MILP models are (computationally speaking) more difficult to solve. MILP solvers usually combine the simplex algorithm with some other technique, such as a Branch-and-Bound (B\&B) algorithm or Cutting-plane / Branch-and-Cut method. Speaking vaguely, the time (number of steps) required to solve a general MILP problem is an exponential function of the number of integer variables. This means, that after a certain number of variables, the problem becomes really hard, and practically unsolvable to optimality. The aforementioned tools will still provide a solution if the solver is shut down after a time limit, but the optimality of that solution is not guaranteed.
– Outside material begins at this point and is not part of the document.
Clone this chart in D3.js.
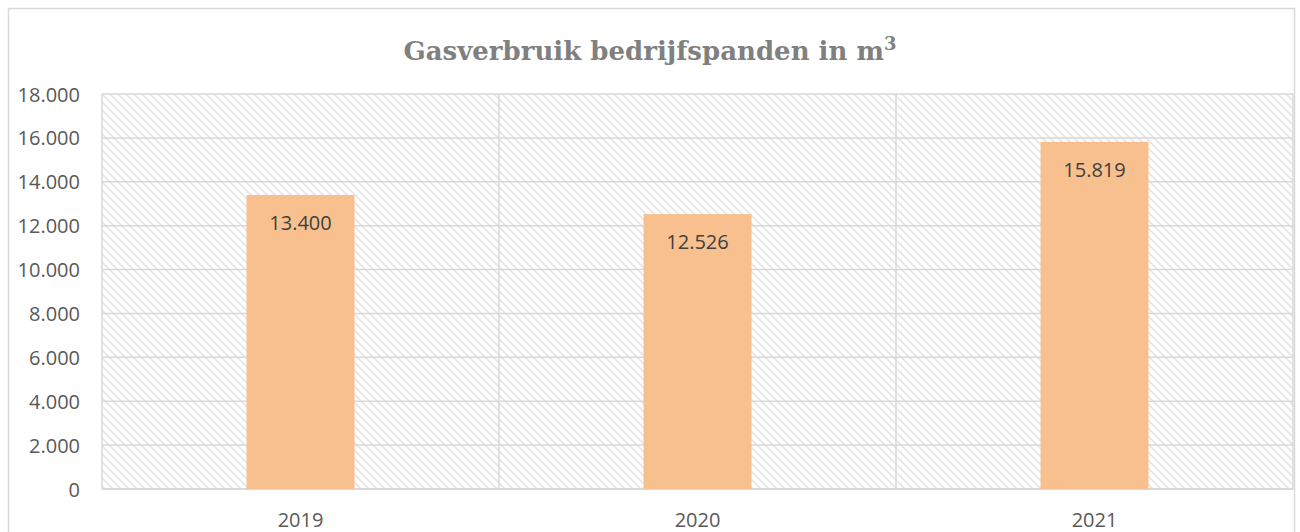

Note, that not all MILP models are difficult to solve. If, for example, the matrix of the coefficients in the model is totally unimodular, the problem can be solved in polinomial time, just as in the case for LP problems. A famous example is the Assignment problem, which can be solved efficiently by the Hungarian method. (The algorithm was developed by an american mathemtician, Harold W. Kuhn, who gave this name because the algorithm was based on the former works of two Hungarian mathematicians: Dénes Kőnig and Jenő Egerváry. The former is the author of the first graph-theory textbook.)


Final notes

The takeaway from this section is, that certain problems can be described by algebraic models such as the LP or MILP. If a practical problem can be adequately represented by one of those, it can be solved by well known (and very well implemented) algorithms. If the problem has only linear constraints and continuous decisions, the problem is easy to solve, and it gets troublesome with discrete decisions.